I have to show that the fraction
$$\frac{u^{pq}-1}{(u^p-1)(u^q-1)}$$ is of the from $$\frac{f_{p,q}(u)}{u-1}.$$
I'm searching for a short proof. If we factorize, the p'th and q'th roots of unity cancel, except for 1, which canceles only once. Is there a nicer way to explain this?
Consider the expressions as polynomials in $u$.

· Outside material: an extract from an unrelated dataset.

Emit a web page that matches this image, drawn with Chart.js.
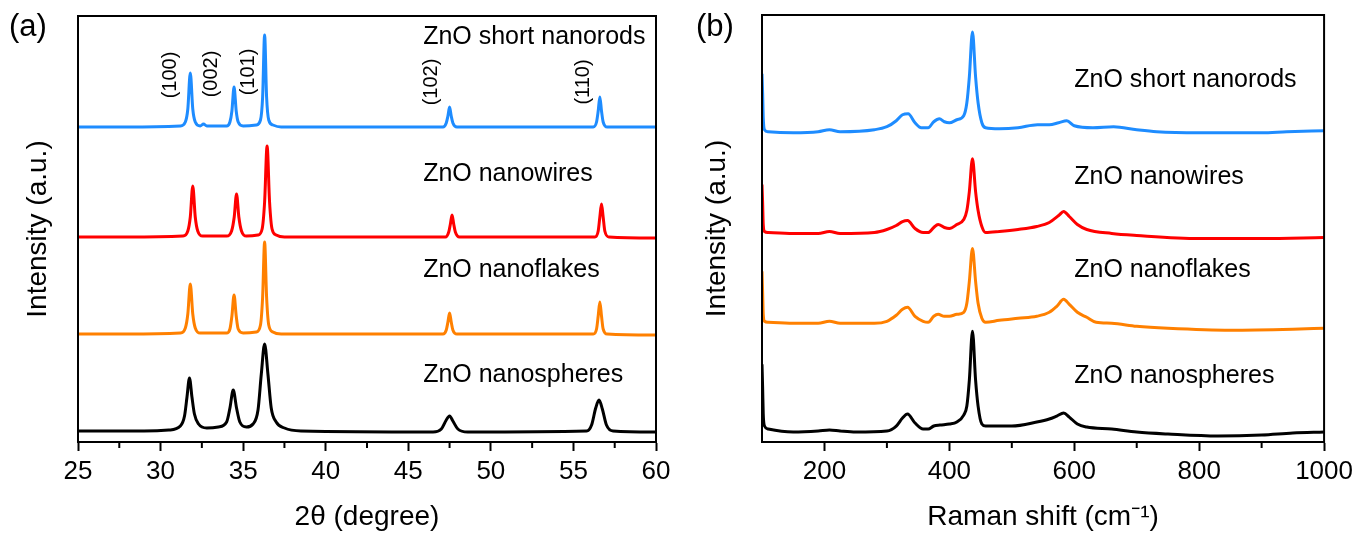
<!DOCTYPE html>
<html>
<head>
<meta charset="utf-8">
<script src="https://cdn.jsdelivr.net/npm/chart.js@4.4.1/dist/chart.umd.min.js"></script>
<style>
  html, body { margin: 0; padding: 0; background: #fff; }
  body { width: 1358px; height: 534px; position: relative; overflow: hidden; font-family: "Liberation Sans", Arial, sans-serif; }
  .panel { position: absolute; top: 0; width: 679px; height: 534px; }
  .tag { position: absolute; top: 8px; font-size: 31px; color: #000; }
</style>
</head>
<body>
<div class="panel" style="left:0"><canvas id="xrdChart" width="679" height="534"></canvas></div>
<div class="panel" style="left:679px"><canvas id="ramanChart" width="679" height="534"></canvas></div>
<div class="tag" style="left:9px">(a)</div>
<div class="tag" style="left:696px">(b)</div>
<script>
// ---- XRD (a) ----
const sampleNames = ["ZnO short nanorods", "ZnO nanowires", "ZnO nanoflakes", "ZnO nanospheres"];
const sampleColors = ["#1e8cff", "#ff0000", "#ff8000", "#000000"];

const xrdTicks = [25, 30, 35, 40, 45, 50, 55, 60];
const xrdMinorTicks = [27.5, 32.5, 37.5, 42.5, 47.5, 52.5, 57.5];
const planeLabels = ["(100)", "(002)", "(101)", "(102)", "(110)"];

const xrdRods = [[25,315],[28,315],[31.2,316],[31.5,320],[31.65,333],[31.8,369],[31.95,333],[32.1,320],[32.4,316],[32.6,318],[32.8,316],[34.0,316],[34.2,320],[34.32,331],[34.45,355],[34.58,331],[34.7,320],[35.0,316],[35.8,317],[36.05,322],[36.18,345],[36.3,407],[36.42,345],[36.55,322],[36.8,317],[37.3,315],[47.1,315],[47.3,319],[47.4,326],[47.5,335],[47.6,326],[47.7,319],[47.95,315],[56.2,315],[56.4,320],[56.5,331],[56.6,345],[56.7,331],[56.8,320],[57.05,315],[60,315]];
const xrdWires = [[25,205],[28,205],[31.35,206],[31.65,211],[31.8,225],[31.95,256],[32.1,225],[32.25,211],[32.55,206],[34.0,206],[34.3,211],[34.46,225],[34.6,248],[34.74,225],[34.9,211],[35.2,206],[35.9,207],[36.15,213],[36.3,240],[36.45,296],[36.6,240],[36.75,213],[37.0,207],[37.5,205],[47.25,205],[47.45,210],[47.55,218],[47.65,227],[47.75,218],[47.85,210],[48.1,205],[56.3,205],[56.5,211],[56.6,225],[56.7,238],[56.8,225],[56.9,211],[57.15,205],[60,204]];
const xrdFlakes = [[25,108],[28,108],[31.2,109],[31.5,114],[31.65,128],[31.8,158],[31.95,128],[32.1,114],[32.4,109],[34.0,109],[34.2,113],[34.32,126],[34.45,147],[34.58,126],[34.7,113],[35.0,109],[35.8,110],[36.05,117],[36.18,145],[36.3,200],[36.42,145],[36.55,117],[36.8,110],[37.3,108],[47.1,108],[47.3,112],[47.4,120],[47.5,129],[47.6,120],[47.7,112],[47.95,108],[56.2,108],[56.4,113],[56.5,126],[56.6,140],[56.7,126],[56.8,113],[57.05,108],[60,107]];
const xrdSpheres = [[25,11],[29,11],[30.5,12],[31.2,16],[31.45,26],[31.6,45],[31.75,64],[31.9,45],[32.05,28],[32.3,18],[32.8,14],[33.5,15],[34.0,20],[34.2,34],[34.4,52],[34.6,34],[34.8,20],[35.2,15],[35.6,18],[35.9,32],[36.1,68],[36.3,98],[36.5,68],[36.7,34],[37.0,20],[37.5,14],[38.5,11],[46.5,10],[47.0,13],[47.3,22],[47.5,26],[47.7,21],[48.0,13],[48.6,10],[55.8,11],[56.1,17],[56.35,34],[56.55,42],[56.75,33],[57.0,17],[57.4,11],[60,10]];

// ---- Raman (b) ----
const ramanTicks = [200, 400, 600, 800, 1000];
const ramanMinorTicks = [300, 500, 700, 900];

const ramanRods = [[100,369],[101,350],[102,325],[104,313],[110,311],[150,310],[190,311],[208,313],[225,311],[280,313],[300,316],[315,322],[325,328],[334,329],[345,320],[355,315],[366,315],[375,321],[384,324],[392,321],[400,320],[412,323],[423,327],[428,340],[432,366],[437,411],[442,366],[446,340],[452,320],[458,315],[480,314],[510,315],[541,318],[560,318],[575,320],[588,322],[600,317],[630,315],[663,316],[700,313],[732,311],[800,310],[835,310],[900,310],[940,311],[1000,312]];
const ramanWires = [[100,258],[101,240],[102,218],[104,211],[110,210],[150,209],[190,209],[208,211],[225,209],[280,210],[300,213],[315,217],[325,221],[333,222],[345,214],[358,210],[366,210],[375,215],[382,218],[392,215],[400,214],[412,218],[423,223],[428,232],[432,251],[437,284],[442,251],[446,232],[452,216],[458,210],[480,211],[510,213],[540,216],[560,220],[575,227],[583,231],[592,226],[605,218],[620,213],[660,209],[700,207],[800,204],[900,204],[1000,205]];
const ramanFlakes = [[100,171],[101,150],[102,128],[104,121],[110,120],[150,119],[190,119],[208,121],[225,119],[280,119],[300,121],[315,127],[325,133],[333,135],[345,126],[358,121],[366,120],[375,126],[382,128],[392,126],[400,126],[412,128],[423,130],[428,139],[432,161],[437,194],[442,161],[446,139],[452,124],[458,120],[480,122],[510,124],[540,126],[560,130],[572,136],[583,143],[592,138],[605,130],[620,125],[635,120],[660,119],[700,116],[750,114],[850,112],[950,113],[1000,114]];
const ramanSpheres = [[100,78],[101,55],[102,28],[104,16],[110,13],[150,10],[190,11],[208,12],[225,11],[250,10],[300,11],[315,16],[325,24],[333,28],[345,19],[358,13],[366,13],[375,16],[385,17],[400,18],[412,20],[423,27],[428,36],[432,62],[437,111],[442,62],[446,36],[452,18],[458,16],[480,16],[500,16],[540,20],[560,23],[572,26],[583,29],[592,25],[605,18],[620,15],[660,13],[700,10],[750,8],[830,6],[900,7],[950,9],[1000,10]];

// where the texts sit, in data units of each panel
const xrdNamePos = [[45.9, 405], [45.9, 268], [45.9, 172], [45.9, 67]];
const xrdPlanePos = [[30.6, 367], [33.1, 368], [35.3, 370], [46.4, 360], [55.6, 360]];
const ramanNamePos = [[600, 363], [600, 266], [600, 172], [600, 66]];

Chart.defaults.font.family = '"Liberation Sans", Arial, sans-serif';
Chart.defaults.color = '#000';

const framePlugin = {
  id: 'frame',
  afterDraw(chart, args, opts) {
    const { ctx, chartArea: a, scales } = chart;
    ctx.save();
    ctx.strokeStyle = '#000';
    ctx.lineWidth = 2;
    ctx.strokeRect(a.left, a.top, a.right - a.left, a.bottom - a.top);
    // minor ticks
    (opts.minor || []).forEach(v => {
      const px = scales.x.getPixelForValue(v);
      ctx.beginPath();
      ctx.moveTo(px, a.bottom);
      ctx.lineTo(px, a.bottom + 6);
      ctx.stroke();
    });
    // sample names
    ctx.fillStyle = '#000';
    ctx.font = '25px "Liberation Sans", Arial, sans-serif';
    ctx.textBaseline = 'middle';
    ctx.textAlign = 'left';
    (opts.names || []).forEach((p, i) => {
      ctx.fillText(sampleNames[i], scales.x.getPixelForValue(p[0]), scales.y.getPixelForValue(p[1]));
    });
    // plane labels, rotated
    ctx.font = '20px "Liberation Sans", Arial, sans-serif';
    ctx.textAlign = 'center';
    (opts.planes || []).forEach((p, i) => {
      ctx.save();
      ctx.translate(scales.x.getPixelForValue(p[0]), scales.y.getPixelForValue(p[1]));
      ctx.rotate(-Math.PI / 2);
      ctx.fillText(planeLabels[i], 0, 0);
      ctx.restore();
    });
    ctx.restore();
  }
};

function makeDatasets(list) {
  return list.map((pts, i) => ({
    label: sampleNames[i],
    data: pts.map(p => ({ x: p[0], y: p[1] })),
    borderColor: sampleColors[i],
    borderWidth: 3,
    pointRadius: 0,
    fill: false,
    cubicInterpolationMode: 'monotone'
  }));
}

function makeChart(id, cfg) {
  return new Chart(document.getElementById(id), {
    type: 'line',
    data: { datasets: makeDatasets(cfg.series) },
    plugins: [framePlugin],
    options: {
      responsive: false,
      animation: false,
      devicePixelRatio: 1,
      layout: { padding: { top: cfg.top, right: cfg.right, left: 0, bottom: 0 } },
      plugins: {
        legend: { display: false },
        tooltip: { enabled: false },
        frame: { minor: cfg.minor, names: cfg.names, planes: cfg.planes }
      },
      scales: {
        x: {
          type: 'linear',
          min: cfg.xMin,
          max: cfg.xMax,
          afterBuildTicks: s => { s.ticks = cfg.ticks.map(v => ({ value: v })); },
          afterFit: s => { s.height = 92; },
          grid: { drawOnChartArea: false, drawTicks: true, tickLength: 9, tickWidth: 2, tickColor: '#000' },
          border: { display: true, color: '#000', width: 2 },
          ticks: { font: { size: 26 }, color: '#000', padding: 5, maxRotation: 0, callback: v => String(v) },
          title: { display: true, text: cfg.xTitle, font: { size: 28 }, color: '#000', padding: 0 }
        },
        y: {
          min: 0,
          max: cfg.yMax,
          afterFit: s => { s.width = cfg.yWidth; },
          grid: { display: false },
          border: { display: true, color: '#000', width: 2 },
          ticks: { display: false },
          title: { display: true, text: 'Intensity (a.u.)', font: { size: 28 }, color: '#000', padding: { top: 21, bottom: 0 } }
        }
      }
    }
  });
}

makeChart('xrdChart', {
  series: [xrdRods, xrdWires, xrdFlakes, xrdSpheres],
  xMin: 25, xMax: 60, ticks: xrdTicks, minor: xrdMinorTicks,
  xTitle: '2\u03B8 (degree)', yMax: 426, yWidth: 78, top: 16, right: 23,
  names: xrdNamePos, planes: xrdPlanePos
});

makeChart('ramanChart', {
  series: [ramanRods, ramanWires, ramanFlakes, ramanSpheres],
  xMin: 100, xMax: 1000, ticks: ramanTicks, minor: ramanMinorTicks,
  xTitle: 'Raman shift (cm\u207B\u00B9)', yMax: 428, yWidth: 83, top: 15, right: 32,
  names: ramanNamePos, planes: []
});
</script>
</body>
</html>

Then $u^{pq}-1$ is a multiple of both $u^p-1$ and $u^q-1$ and so is a multiple of their lcm: $$ u^{pq}-1 =f(u)\operatorname{lcm}(u^p-1,u^q-1) $$ Since $\gcd(u^p-1,u^q-1)=u-1$, we get $$ \operatorname{lcm}(u^p-1,u^q-1)=\frac{(u^p-1)(u^q-1)}{u-1} $$ and so $$ u^{pq}-1 =f(u)\operatorname{lcm}(u^p-1,u^q-1) =\frac{f(u)(u^p-1)(u^q-1)}{u-1} $$
This argument only needs that $\gcd(p,q)=1$, not that $p,q$ are primes.
More generally, if $m=\operatorname{lcm}(p,q)$ and $d=\gcd(p,q)$, then $$ \frac{u^m-1}{(u^p-1)(u^q-1)} = \frac{f(u)}{u^d-1} $$ since $\gcd(u^p-1,u^q-1)=u^d-1$.